Cette pensée, que la conception précède l’objet, pouvait venir à Platon en observant notre action. Que faisons-nous quand nous agissons ? D’abord, nous avons une idée. J’ai l’idée d’écrire un livre, de faire un tableau. Je forme le tableau dans mon esprit ; le tableau est fait selon mon idée. J’ai donc l’illusion que l’idée a une existence indépendante dans mon cerveau et que cette idée a précédé l’action parce qu’avant de faire une statue, un livre ou un tableau, avant de commettre une action quelconque, j’avais cette idée dans ma tête.

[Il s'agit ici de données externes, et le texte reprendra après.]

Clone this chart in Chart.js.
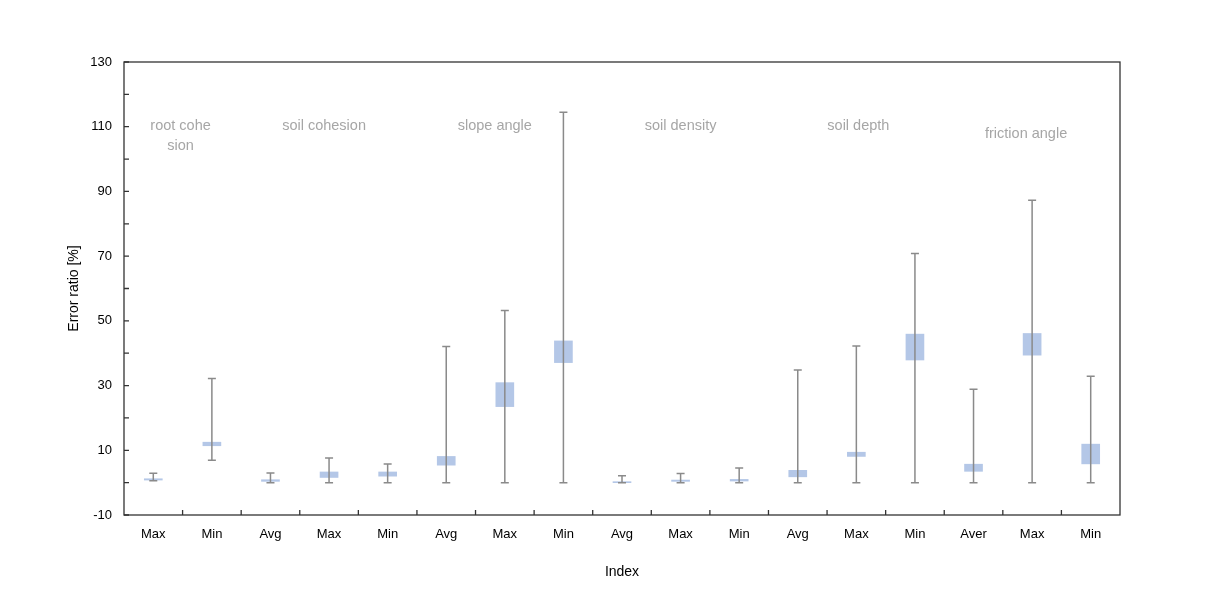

Il y a encore autre chose. L’idée est quelque chose de stable. Ce que nous recevons par les sens est variable, éphémère. Par exemple, quand vous regardez le même objet de loin, du haut d’une montagne, ou de près, il vous paraît différent. Quand vous regardez un bâton à travers le flot, ce même bâton qui est droit, vous paraît tout à fait autre, vous paraît infléchi, recourbé.

« Les sens vous trompent, disent les idéalistes. Les sens vous donnent des connaissances subalternes, inférieures ; tandis que l’idée est stable et fixe. L’idéal est toujours égal à lui-même.